Friday, February 8, 2008

life moments

life is filled with many moments - some that are happy and some that are sad. having someone who you can go through it with and depend on and love unconditionally makes all of those moments more enjoyable. i have a couple of "rough" moments or patches currently in my life.

first of all tbw is the best, she takes care of me, loves and is my other half. it hasn't been an easy road for us, that is putting it lightly. we have been stressed for so many reasons lately. she is starting to wear it on her face. i know she loves me unconditionally - but our life seems to be putting her through the ringer lately. my kids, her job, my job, the dogs (they like to play fight and growl a lot!), the neighbor (we love her dearly - where as those are her problems, tbw listens every day and offers great advice), my mom, her kids, the X - his actions, reactions, non-actions, bills, you get the gist. i feel like sometimes i am not worth it. i know many people have worse problems, i just hope and wish we have the strength to push past it - without some kind of health issue.

then there is my mom. she is getting worse and worse. she has trouble talking, my sister is stressed in trying to care for her - and says she can barely keep her eyes open. she barely has an appetite. she tells me things that you want to say to someone you love every time i talk to her on the phone - as if it might be the last time i talk to her. i'm gonna try to go and visit her next weekend. she told me it is only a matter of time at this point. not words you want to hear, yet what is her quality of life. how scared must she be.

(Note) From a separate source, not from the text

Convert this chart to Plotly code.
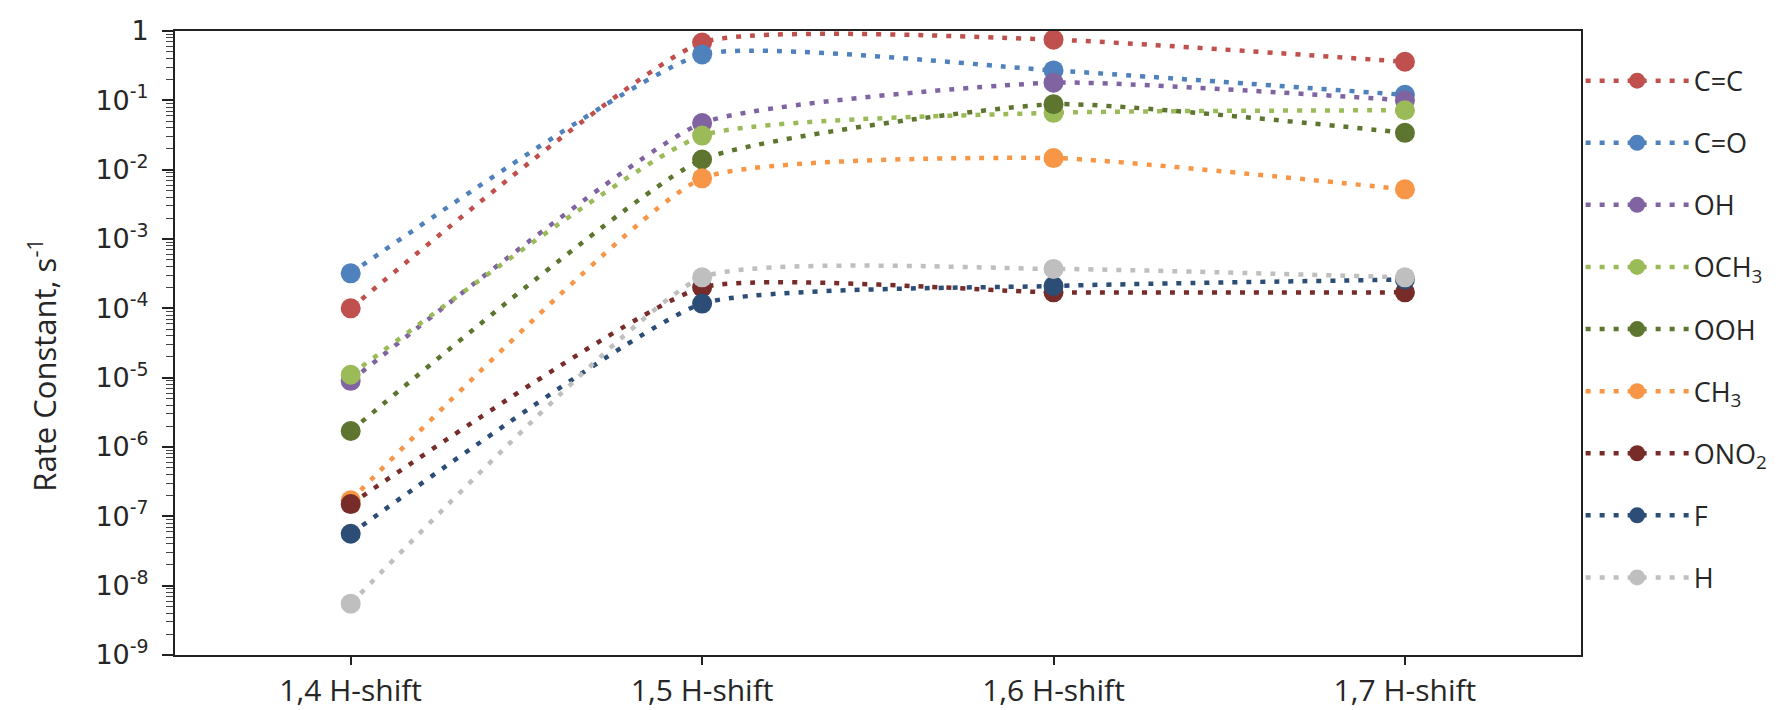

she told me last night that i deserve some good in my life. i need to be proud of who i am and that i deserve good things. of all the people in this world who i thought i could be "gay" with - she wasn't one of them. yet, she accepts tbw and i for who we are. she may not understand it - but she wants us to be happy. that is huge.

it is hard to let go. and i know going there will be one more step in doing that. i know i have to go, and i want to see her - but i don't want her to quit fighting... there are times i still need my mom. we never outgrow that.

1 comment:

Unknown said...

sorry things are rough right now. I am really sorry to hear about your mom. I hope you get a chance to go and visit her next weekend.